## Work to complete
Give back the full listing verbatim, apart from its images.

## Record set
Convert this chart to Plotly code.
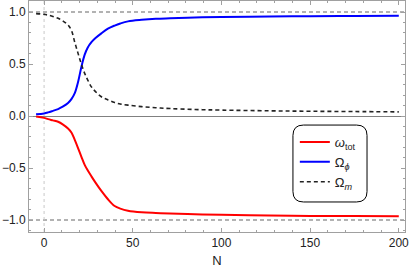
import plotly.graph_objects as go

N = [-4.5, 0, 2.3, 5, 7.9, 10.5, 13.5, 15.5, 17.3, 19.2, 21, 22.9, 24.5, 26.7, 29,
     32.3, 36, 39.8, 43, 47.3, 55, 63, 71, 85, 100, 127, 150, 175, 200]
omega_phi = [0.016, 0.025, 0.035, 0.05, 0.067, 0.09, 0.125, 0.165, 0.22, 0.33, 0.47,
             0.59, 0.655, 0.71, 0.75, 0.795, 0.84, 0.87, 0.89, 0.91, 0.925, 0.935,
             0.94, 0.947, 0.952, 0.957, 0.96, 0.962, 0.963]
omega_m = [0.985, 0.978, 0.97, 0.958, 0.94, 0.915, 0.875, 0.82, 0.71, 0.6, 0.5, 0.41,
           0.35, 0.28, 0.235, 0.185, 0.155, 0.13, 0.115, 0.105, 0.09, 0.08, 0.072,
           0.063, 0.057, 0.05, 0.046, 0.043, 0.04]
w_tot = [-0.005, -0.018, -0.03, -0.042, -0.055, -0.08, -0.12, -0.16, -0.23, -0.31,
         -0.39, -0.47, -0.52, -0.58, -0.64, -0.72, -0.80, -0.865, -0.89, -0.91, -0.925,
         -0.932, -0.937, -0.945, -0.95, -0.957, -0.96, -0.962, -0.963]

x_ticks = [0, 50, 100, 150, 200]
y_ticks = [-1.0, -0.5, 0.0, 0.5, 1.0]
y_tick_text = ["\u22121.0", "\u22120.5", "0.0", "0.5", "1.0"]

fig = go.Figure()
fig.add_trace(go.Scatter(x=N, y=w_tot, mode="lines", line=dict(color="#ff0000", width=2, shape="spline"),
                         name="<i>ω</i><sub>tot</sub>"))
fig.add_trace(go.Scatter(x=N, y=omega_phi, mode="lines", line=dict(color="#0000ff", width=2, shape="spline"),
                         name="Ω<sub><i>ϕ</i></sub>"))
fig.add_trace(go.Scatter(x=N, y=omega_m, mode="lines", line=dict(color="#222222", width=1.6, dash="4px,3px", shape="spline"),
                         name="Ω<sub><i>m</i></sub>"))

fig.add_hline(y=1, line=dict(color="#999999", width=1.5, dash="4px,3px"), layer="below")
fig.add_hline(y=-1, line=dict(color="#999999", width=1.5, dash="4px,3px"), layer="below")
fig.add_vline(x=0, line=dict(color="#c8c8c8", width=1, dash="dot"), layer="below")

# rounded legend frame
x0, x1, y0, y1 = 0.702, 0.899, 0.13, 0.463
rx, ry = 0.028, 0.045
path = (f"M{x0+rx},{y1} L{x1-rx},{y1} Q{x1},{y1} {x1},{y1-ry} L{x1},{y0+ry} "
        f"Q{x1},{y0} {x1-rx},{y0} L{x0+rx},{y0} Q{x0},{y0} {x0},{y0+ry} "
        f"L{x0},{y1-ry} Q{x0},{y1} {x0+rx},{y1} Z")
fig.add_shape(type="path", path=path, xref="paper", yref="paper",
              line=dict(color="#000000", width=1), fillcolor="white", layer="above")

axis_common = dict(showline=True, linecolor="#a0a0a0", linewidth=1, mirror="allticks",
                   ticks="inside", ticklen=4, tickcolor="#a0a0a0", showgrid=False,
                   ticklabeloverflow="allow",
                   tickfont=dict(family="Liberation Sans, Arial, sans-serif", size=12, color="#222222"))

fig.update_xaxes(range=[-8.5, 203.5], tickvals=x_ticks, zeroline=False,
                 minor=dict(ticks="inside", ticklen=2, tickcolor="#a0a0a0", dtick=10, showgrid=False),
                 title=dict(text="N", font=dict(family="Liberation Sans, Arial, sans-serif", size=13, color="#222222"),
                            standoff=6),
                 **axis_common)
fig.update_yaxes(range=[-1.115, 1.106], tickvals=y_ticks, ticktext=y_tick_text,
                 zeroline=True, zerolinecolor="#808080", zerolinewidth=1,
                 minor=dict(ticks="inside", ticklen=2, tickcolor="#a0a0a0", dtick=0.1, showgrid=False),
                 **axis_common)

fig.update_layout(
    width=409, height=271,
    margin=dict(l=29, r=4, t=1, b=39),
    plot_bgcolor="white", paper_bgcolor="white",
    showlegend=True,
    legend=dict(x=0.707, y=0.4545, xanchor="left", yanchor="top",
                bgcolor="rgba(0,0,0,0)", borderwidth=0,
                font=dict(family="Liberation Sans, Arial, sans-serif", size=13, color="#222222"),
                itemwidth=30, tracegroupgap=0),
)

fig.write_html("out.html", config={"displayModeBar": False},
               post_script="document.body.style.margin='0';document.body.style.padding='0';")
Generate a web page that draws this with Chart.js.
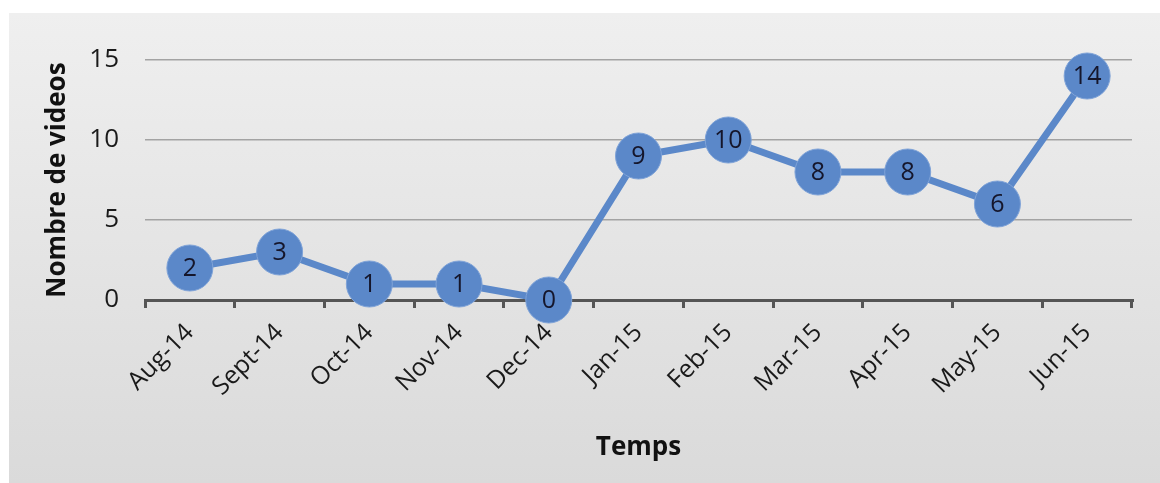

## Completed exercise
Convert this chart to Plotly code.
import plotly.graph_objects as go

N = [-4.5, 0, 2.3, 5, 7.9, 10.5, 13.5, 15.5, 17.3, 19.2, 21, 22.9, 24.5, 26.7, 29,
     32.3, 36, 39.8, 43, 47.3, 55, 63, 71, 85, 100, 127, 150, 175, 200]
omega_phi = [0.016, 0.025, 0.035, 0.05, 0.067, 0.09, 0.125, 0.165, 0.22, 0.33, 0.47,
             0.59, 0.655, 0.71, 0.75, 0.795, 0.84, 0.87, 0.89, 0.91, 0.925, 0.935,
             0.94, 0.947, 0.952, 0.957, 0.96, 0.962, 0.963]
omega_m = [0.985, 0.978, 0.97, 0.958, 0.94, 0.915, 0.875, 0.82, 0.71, 0.6, 0.5, 0.41,
           0.35, 0.28, 0.235, 0.185, 0.155, 0.13, 0.115, 0.105, 0.09, 0.08, 0.072,
           0.063, 0.057, 0.05, 0.046, 0.043, 0.04]
w_tot = [-0.005, -0.018, -0.03, -0.042, -0.055, -0.08, -0.12, -0.16, -0.23, -0.31,
         -0.39, -0.47, -0.52, -0.58, -0.64, -0.72, -0.80, -0.865, -0.89, -0.91, -0.925,
         -0.932, -0.937, -0.945, -0.95, -0.957, -0.96, -0.962, -0.963]

x_ticks = [0, 50, 100, 150, 200]
y_ticks = [-1.0, -0.5, 0.0, 0.5, 1.0]
y_tick_text = ["\u22121.0", "\u22120.5", "0.0", "0.5", "1.0"]

fig = go.Figure()
fig.add_trace(go.Scatter(x=N, y=w_tot, mode="lines", line=dict(color="#ff0000", width=2, shape="spline"),
                         name="<i>ω</i><sub>tot</sub>"))
fig.add_trace(go.Scatter(x=N, y=omega_phi, mode="lines", line=dict(color="#0000ff", width=2, shape="spline"),
                         name="Ω<sub><i>ϕ</i></sub>"))
fig.add_trace(go.Scatter(x=N, y=omega_m, mode="lines", line=dict(color="#222222", width=1.6, dash="4px,3px", shape="spline"),
                         name="Ω<sub><i>m</i></sub>"))

fig.add_hline(y=1, line=dict(color="#999999", width=1.5, dash="4px,3px"), layer="below")
fig.add_hline(y=-1, line=dict(color="#999999", width=1.5, dash="4px,3px"), layer="below")
fig.add_vline(x=0, line=dict(color="#c8c8c8", width=1, dash="dot"), layer="below")

# rounded legend frame
x0, x1, y0, y1 = 0.702, 0.899, 0.13, 0.463
rx, ry = 0.028, 0.045
path = (f"M{x0+rx},{y1} L{x1-rx},{y1} Q{x1},{y1} {x1},{y1-ry} L{x1},{y0+ry} "
        f"Q{x1},{y0} {x1-rx},{y0} L{x0+rx},{y0} Q{x0},{y0} {x0},{y0+ry} "
        f"L{x0},{y1-ry} Q{x0},{y1} {x0+rx},{y1} Z")
fig.add_shape(type="path", path=path, xref="paper", yref="paper",
              line=dict(color="#000000", width=1), fillcolor="white", layer="above")

axis_common = dict(showline=True, linecolor="#a0a0a0", linewidth=1, mirror="allticks",
                   ticks="inside", ticklen=4, tickcolor="#a0a0a0", showgrid=False,
                   ticklabeloverflow="allow",
                   tickfont=dict(family="Liberation Sans, Arial, sans-serif", size=12, color="#222222"))

fig.update_xaxes(range=[-8.5, 203.5], tickvals=x_ticks, zeroline=False,
                 minor=dict(ticks="inside", ticklen=2, tickcolor="#a0a0a0", dtick=10, showgrid=False),
                 title=dict(text="N", font=dict(family="Liberation Sans, Arial, sans-serif", size=13, color="#222222"),
                            standoff=6),
                 **axis_common)
fig.update_yaxes(range=[-1.115, 1.106], tickvals=y_ticks, ticktext=y_tick_text,
                 zeroline=True, zerolinecolor="#808080", zerolinewidth=1,
                 minor=dict(ticks="inside", ticklen=2, tickcolor="#a0a0a0", dtick=0.1, showgrid=False),
                 **axis_common)

fig.update_layout(
    width=409, height=271,
    margin=dict(l=29, r=4, t=1, b=39),
    plot_bgcolor="white", paper_bgcolor="white",
    showlegend=True,
    legend=dict(x=0.707, y=0.4545, xanchor="left", yanchor="top",
                bgcolor="rgba(0,0,0,0)", borderwidth=0,
                font=dict(family="Liberation Sans, Arial, sans-serif", size=13, color="#222222"),
                itemwidth=30, tracegroupgap=0),
)

fig.write_html("out.html", config={"displayModeBar": False},
               post_script="document.body.style.margin='0';document.body.style.padding='0';")
Generate a web page that draws this with Chart.js.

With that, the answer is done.